Give all the lines below again, exactly, with no pictures.

** Start of GIVEN ENTRIES **

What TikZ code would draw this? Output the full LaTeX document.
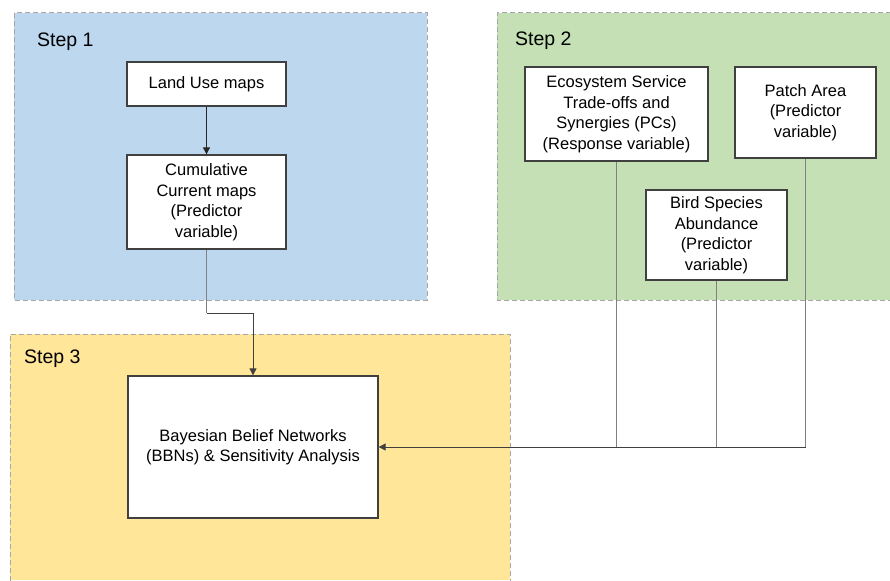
\documentclass[tikz,border=0pt]{standalone}
\usepackage{fontspec}
\setmainfont{Liberation Sans}
\usetikzlibrary{arrows.meta}
\definecolor{stepblue}{HTML}{BDD7EE}
\definecolor{stepgreen}{HTML}{C5E0B4}
\definecolor{stepyellow}{HTML}{FFE699}
\definecolor{frame}{HTML}{A6A6A6}
\definecolor{boxline}{HTML}{404040}
\definecolor{conn}{HTML}{808080}
\begin{document}
\begin{tikzpicture}[x=1pt,y=-1pt,
  box/.style={draw=boxline,line width=1.3pt,fill=white,align=center,inner sep=0pt,
    font=\fontsize{16.5}{20.5}\selectfont},
  steplabel/.style={anchor=base west,inner sep=0pt,font=\fontsize{19.5}{22}\selectfont},
  region/.style={draw=frame,line width=1pt,dash pattern=on 5pt off 3pt},
  link/.style={draw=conn,line width=1pt},
  arr/.style={draw=black!85,line width=0.9pt,-{Triangle[width=7pt,length=7pt]}}]
\useasboundingbox (0,0) rectangle (890,580);
% regions
\fill[stepblue] (14,13) rectangle (427,300);
\draw[region] (14,13) rectangle (427,300);
\fill[stepgreen] (497,13) rectangle (890,300);
\draw[region] (891,13) -- (497,13) -- (497,300) -- (891,300);
\fill[stepyellow] (10,334) rectangle (510,580);
\draw[region] (10,581) -- (10,334) -- (510,334) -- (510,581);
% labels
\node[steplabel] (s1) at (37,47) {Step 1};
\node[steplabel] (s2) at (515,46) {Step 2};
\node[steplabel] (s3) at (24,363) {Step 3};
% boxes
\node[box,minimum width=159pt,minimum height=44pt] (land) at (206.5,84) {Land Use maps};
\node[box,minimum width=159pt,minimum height=94pt] (cum) at (206.5,202) {Cumulative\\Current maps\\(Predictor\\variable)};
\node[box,minimum width=183pt,minimum height=94pt] (eco) at (616.5,114) {Ecosystem Service\\Trade-offs and\\Synergies (PCs)\\(Response variable)};
\node[box,minimum width=141pt,minimum height=91pt] (patch) at (805.5,112.5) {Patch Area\\(Predictor\\variable)};
\node[box,minimum width=141pt,minimum height=90pt] (bird) at (716.5,235) {Bird Species\\Abundance\\(Predictor\\variable)};
\node[box,minimum width=250pt,minimum height=142pt] (bbn) at (253,447) {Bayesian Belief Networks\\(BBNs) \& Sensitivity Analysis};
% connectors
\draw[arr] (land.south) -- (cum.south |- cum.north);
\coordinate (bend) at (206.5,313);
\draw[link] (cum.south) -- (bend);
\draw[arr,draw=black!75] (bend) -| (bbn.north);
\draw[link] (eco.south) -- (eco.south |- bbn.east);
\draw[link] (bird.south) -- (bird.south |- bbn.east);
\draw[link] (patch.south) -- (patch.south |- bbn.east);
\draw[arr,draw=black!75] (patch.south |- bbn.east) -- (bbn.east);
\end{tikzpicture}
\end{document}
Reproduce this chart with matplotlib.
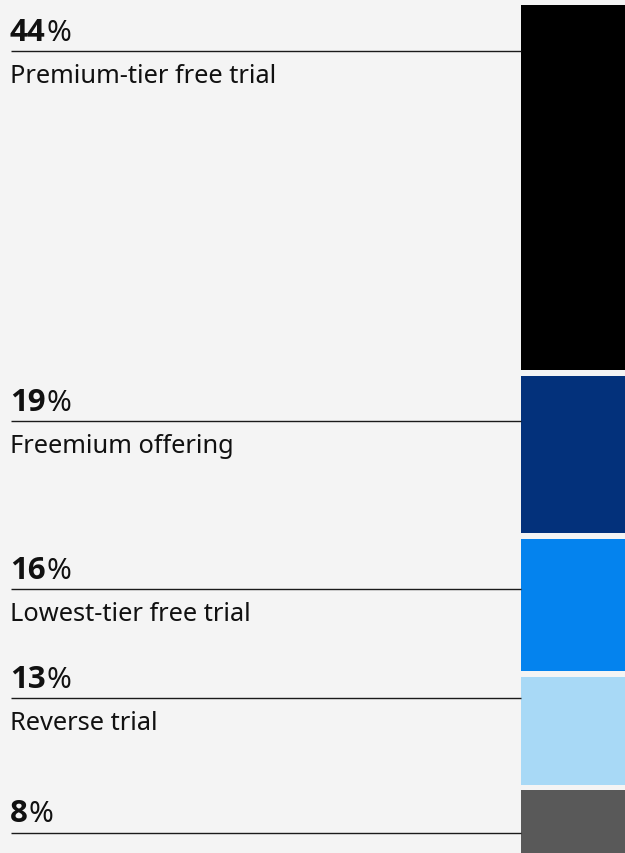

** End of GIVEN ENTRIES **

SOLVED PROBLEM
What TikZ code would draw this? Output the full LaTeX document.
\documentclass[tikz,border=0pt]{standalone}
\usepackage{fontspec}
\setmainfont{Liberation Sans}
\usetikzlibrary{arrows.meta}
\definecolor{stepblue}{HTML}{BDD7EE}
\definecolor{stepgreen}{HTML}{C5E0B4}
\definecolor{stepyellow}{HTML}{FFE699}
\definecolor{frame}{HTML}{A6A6A6}
\definecolor{boxline}{HTML}{404040}
\definecolor{conn}{HTML}{808080}
\begin{document}
\begin{tikzpicture}[x=1pt,y=-1pt,
  box/.style={draw=boxline,line width=1.3pt,fill=white,align=center,inner sep=0pt,
    font=\fontsize{16.5}{20.5}\selectfont},
  steplabel/.style={anchor=base west,inner sep=0pt,font=\fontsize{19.5}{22}\selectfont},
  region/.style={draw=frame,line width=1pt,dash pattern=on 5pt off 3pt},
  link/.style={draw=conn,line width=1pt},
  arr/.style={draw=black!85,line width=0.9pt,-{Triangle[width=7pt,length=7pt]}}]
\useasboundingbox (0,0) rectangle (890,580);
% regions
\fill[stepblue] (14,13) rectangle (427,300);
\draw[region] (14,13) rectangle (427,300);
\fill[stepgreen] (497,13) rectangle (890,300);
\draw[region] (891,13) -- (497,13) -- (497,300) -- (891,300);
\fill[stepyellow] (10,334) rectangle (510,580);
\draw[region] (10,581) -- (10,334) -- (510,334) -- (510,581);
% labels
\node[steplabel] (s1) at (37,47) {Step 1};
\node[steplabel] (s2) at (515,46) {Step 2};
\node[steplabel] (s3) at (24,363) {Step 3};
% boxes
\node[box,minimum width=159pt,minimum height=44pt] (land) at (206.5,84) {Land Use maps};
\node[box,minimum width=159pt,minimum height=94pt] (cum) at (206.5,202) {Cumulative\\Current maps\\(Predictor\\variable)};
\node[box,minimum width=183pt,minimum height=94pt] (eco) at (616.5,114) {Ecosystem Service\\Trade-offs and\\Synergies (PCs)\\(Response variable)};
\node[box,minimum width=141pt,minimum height=91pt] (patch) at (805.5,112.5) {Patch Area\\(Predictor\\variable)};
\node[box,minimum width=141pt,minimum height=90pt] (bird) at (716.5,235) {Bird Species\\Abundance\\(Predictor\\variable)};
\node[box,minimum width=250pt,minimum height=142pt] (bbn) at (253,447) {Bayesian Belief Networks\\(BBNs) \& Sensitivity Analysis};
% connectors
\draw[arr] (land.south) -- (cum.south |- cum.north);
\coordinate (bend) at (206.5,313);
\draw[link] (cum.south) -- (bend);
\draw[arr,draw=black!75] (bend) -| (bbn.north);
\draw[link] (eco.south) -- (eco.south |- bbn.east);
\draw[link] (bird.south) -- (bird.south |- bbn.east);
\draw[link] (patch.south) -- (patch.south |- bbn.east);
\draw[arr,draw=black!75] (patch.south |- bbn.east) -- (bbn.east);
\end{tikzpicture}
\end{document}
Reproduce this chart with matplotlib.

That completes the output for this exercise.